==== Data segment

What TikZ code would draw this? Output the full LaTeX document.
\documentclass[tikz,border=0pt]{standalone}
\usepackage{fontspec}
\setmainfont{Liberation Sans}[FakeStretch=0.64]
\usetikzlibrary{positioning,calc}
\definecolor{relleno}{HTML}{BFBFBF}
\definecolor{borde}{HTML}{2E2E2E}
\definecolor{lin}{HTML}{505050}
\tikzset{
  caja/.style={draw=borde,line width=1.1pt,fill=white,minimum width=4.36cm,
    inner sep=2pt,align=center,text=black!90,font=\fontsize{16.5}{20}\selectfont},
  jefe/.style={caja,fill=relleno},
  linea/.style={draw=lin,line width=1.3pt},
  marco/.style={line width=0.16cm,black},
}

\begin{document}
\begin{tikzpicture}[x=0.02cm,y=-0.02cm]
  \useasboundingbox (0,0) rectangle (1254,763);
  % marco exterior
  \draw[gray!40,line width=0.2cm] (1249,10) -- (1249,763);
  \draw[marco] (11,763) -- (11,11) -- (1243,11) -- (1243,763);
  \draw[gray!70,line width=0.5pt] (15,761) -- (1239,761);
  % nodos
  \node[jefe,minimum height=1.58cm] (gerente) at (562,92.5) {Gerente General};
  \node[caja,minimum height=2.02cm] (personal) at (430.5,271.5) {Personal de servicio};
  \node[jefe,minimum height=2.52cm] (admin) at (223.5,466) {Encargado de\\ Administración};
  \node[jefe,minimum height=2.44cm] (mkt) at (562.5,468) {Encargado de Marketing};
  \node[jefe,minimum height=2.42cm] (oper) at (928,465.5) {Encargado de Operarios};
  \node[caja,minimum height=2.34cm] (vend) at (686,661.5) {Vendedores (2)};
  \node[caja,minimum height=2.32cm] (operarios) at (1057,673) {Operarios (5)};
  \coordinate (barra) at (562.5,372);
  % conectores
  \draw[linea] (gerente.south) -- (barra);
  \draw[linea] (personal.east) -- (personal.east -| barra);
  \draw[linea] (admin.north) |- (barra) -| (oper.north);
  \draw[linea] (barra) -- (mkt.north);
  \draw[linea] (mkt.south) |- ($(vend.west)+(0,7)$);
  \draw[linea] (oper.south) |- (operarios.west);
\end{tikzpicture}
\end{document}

========

Required task:
All of the data needs to be printed once more, exactly.

Exercise response:
What TikZ code would draw this? Output the full LaTeX document.
\documentclass[tikz,border=0pt]{standalone}
\usepackage{fontspec}
\setmainfont{Liberation Sans}[FakeStretch=0.64]
\usetikzlibrary{positioning,calc}
\definecolor{relleno}{HTML}{BFBFBF}
\definecolor{borde}{HTML}{2E2E2E}
\definecolor{lin}{HTML}{505050}
\tikzset{
  caja/.style={draw=borde,line width=1.1pt,fill=white,minimum width=4.36cm,
    inner sep=2pt,align=center,text=black!90,font=\fontsize{16.5}{20}\selectfont},
  jefe/.style={caja,fill=relleno},
  linea/.style={draw=lin,line width=1.3pt},
  marco/.style={line width=0.16cm,black},
}

\begin{document}
\begin{tikzpicture}[x=0.02cm,y=-0.02cm]
  \useasboundingbox (0,0) rectangle (1254,763);
  % marco exterior
  \draw[gray!40,line width=0.2cm] (1249,10) -- (1249,763);
  \draw[marco] (11,763) -- (11,11) -- (1243,11) -- (1243,763);
  \draw[gray!70,line width=0.5pt] (15,761) -- (1239,761);
  % nodos
  \node[jefe,minimum height=1.58cm] (gerente) at (562,92.5) {Gerente General};
  \node[caja,minimum height=2.02cm] (personal) at (430.5,271.5) {Personal de servicio};
  \node[jefe,minimum height=2.52cm] (admin) at (223.5,466) {Encargado de\\ Administración};
  \node[jefe,minimum height=2.44cm] (mkt) at (562.5,468) {Encargado de Marketing};
  \node[jefe,minimum height=2.42cm] (oper) at (928,465.5) {Encargado de Operarios};
  \node[caja,minimum height=2.34cm] (vend) at (686,661.5) {Vendedores (2)};
  \node[caja,minimum height=2.32cm] (operarios) at (1057,673) {Operarios (5)};
  \coordinate (barra) at (562.5,372);
  % conectores
  \draw[linea] (gerente.south) -- (barra);
  \draw[linea] (personal.east) -- (personal.east -| barra);
  \draw[linea] (admin.north) |- (barra) -| (oper.north);
  \draw[linea] (barra) -- (mkt.north);
  \draw[linea] (mkt.south) |- ($(vend.west)+(0,7)$);
  \draw[linea] (oper.south) |- (operarios.west);
\end{tikzpicture}
\end{document}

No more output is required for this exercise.